Playground observation: Adjusting the learning rate from 0.001 to 0.1 caused the model to train much faster, but setting it too high (1.0) caused the loss to spike and the model to become unstable, overshooting the optimal weights.
Weight Updater
03 TensorFlow Playground Observations

Hands-on experimentation with the Neural Network Playground revealed how design choices interact. The following are key findings from training across multiple dataset types and configurations.

📊 Dataset: Circle

Required at least 1 hidden layer with 4+ neurons and Tanh activation to achieve a clean circular boundary. Linear activation completely failed to separate the classes.

🌀 Dataset: Spiral

The hardest dataset. Required 2–3 hidden layers with 6+ neurons each. The spiral pattern is highly non-linear and exposed how shallow networks plateau in performance.

📡 Effect of Noise

At noise level 0, models achieved near-perfect boundaries. At noise 50, even complex networks showed high test loss demonstrating the overfitting problem in real data.

Learning Rate Impact

A learning rate of 0.03 provided stable, reliable convergence across datasets. Too low (0.001) made training painfully slow; too high (1.0) destabilized the loss entirely.

🔢 Feature Engineering

Adding X², Y², and X·Y as input features dramatically helped the XOR and circle datasets — the network could express polynomial relationships without needing more layers.

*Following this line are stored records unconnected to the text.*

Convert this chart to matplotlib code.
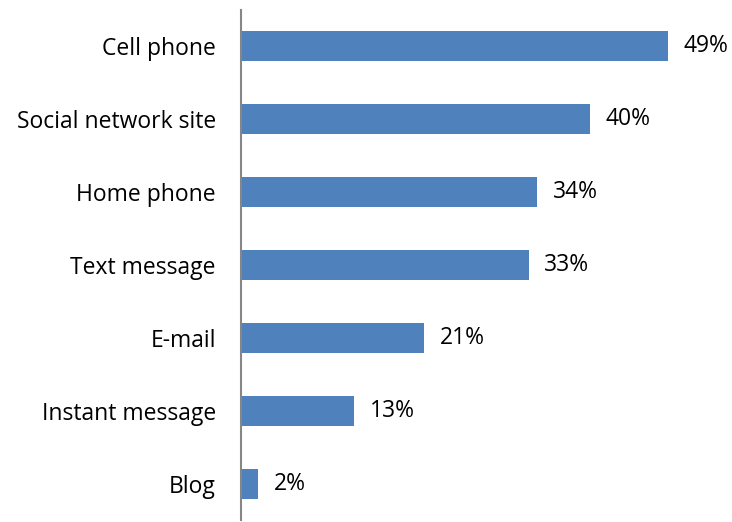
import matplotlib.pyplot as plt

categories = ['Cell phone', 'Social network site', 'Home phone', 'Text message',
              'E-mail', 'Instant message', 'Blog']
values = [49, 40, 34, 33, 21, 13, 2]

plt.rcParams['font.family'] = ['Open Sans', 'DejaVu Sans']

fig = plt.figure(figsize=(7.32, 5.22), dpi=100)
ax = fig.add_axes([241 / 732, 2 / 522, 488 / 732, 510 / 522])

pos = list(range(len(categories)))[::-1]
ax.barh(pos, values, height=0.41, color='#4F81BD', zorder=2)

for y, v in zip(pos, values):
    ax.text(v + 1.8, y, f'{v}%', va='center', ha='left', fontsize=16.5, color='black')

ax.set_xlim(0, 56)
ax.set_ylim(-0.5, 6.5)
ax.set_yticks(pos)
ax.set_yticklabels(categories, fontsize=16.5)
ax.tick_params(axis='y', length=0, pad=18)
ax.set_xticks([])

for side in ['top', 'right', 'bottom']:
    ax.spines[side].set_visible(False)
ax.spines['left'].set_color('#868686')
ax.spines['left'].set_linewidth(1.5)

fig.savefig('out.png', dpi=100)
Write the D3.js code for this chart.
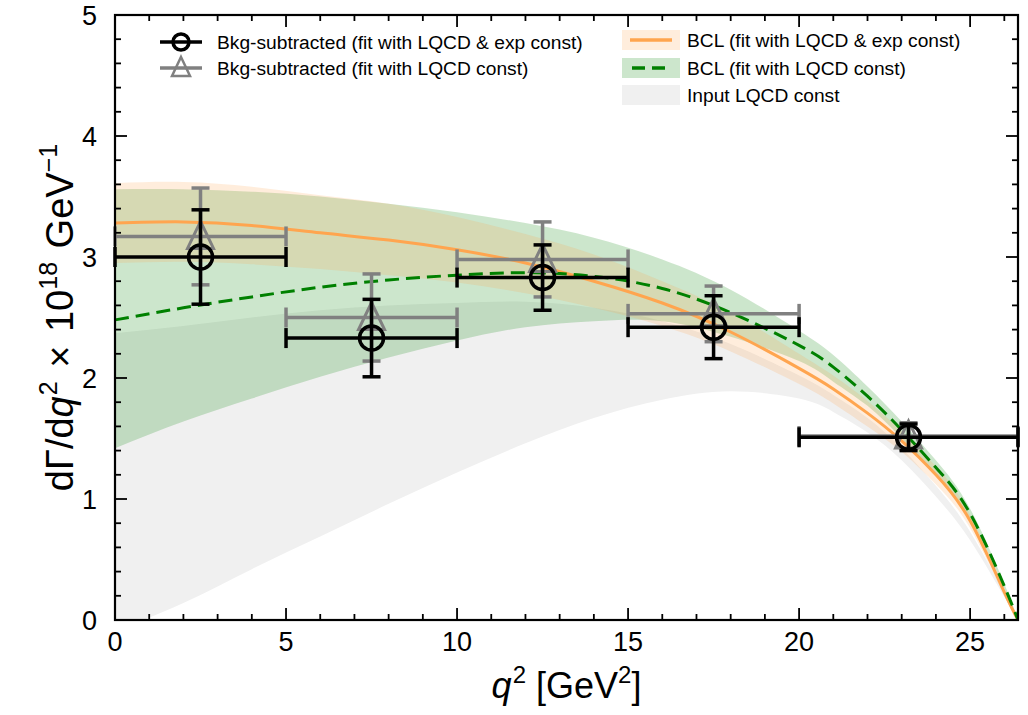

⏱️ Training Time vs. Complexity

Deeper networks with more neurons took longer to converge but achieved better test loss on complex data. Simpler networks were faster but bottlenecked on non-linear patterns.

04 Summary
Key Insights

Why Visualizing Neural Networks Matters

Neural networks are often described as "black boxes" systems that produce outputs without clear explanations. Visualizing their internal components breaks open that box. When you can see how weights shift, how activation functions shape decision boundaries, and how loss drops over time, the network stops being mysterious and starts being understandable.

This exercise reinforced that the six core components layers, neurons, weights, activation functions, loss functions, and optimization algorithms do not operate in isolation. They form an interdependent system where every design choice ripples through the whole. Choosing the wrong activation function can make layers useless. Setting the wrong learning rate can destabilize optimization entirely. Architecture decisions cascade.

🏗️
Architecture matters

Depth and width of the network must match the complexity of the problem more is not always better.

🔀
Non-linearity is essential

Without activation functions, stacked layers collapse into a single linear transformation losing all their power.

📉
Loss guides learning

The loss function is the compass. Without an accurate signal, the optimizer has no direction to improve.

⚖️
Balance is key

Learning rate, batch size, and regularization must be balanced no single setting is universally optimal.

🎯
Visualization builds intuition

Seeing decision boundaries change in real time builds the intuition that equations alone cannot provide.

🌊
Data quality limits models

High noise showed that even well-architected networks cannot overcome fundamentally noisy or insufficient data.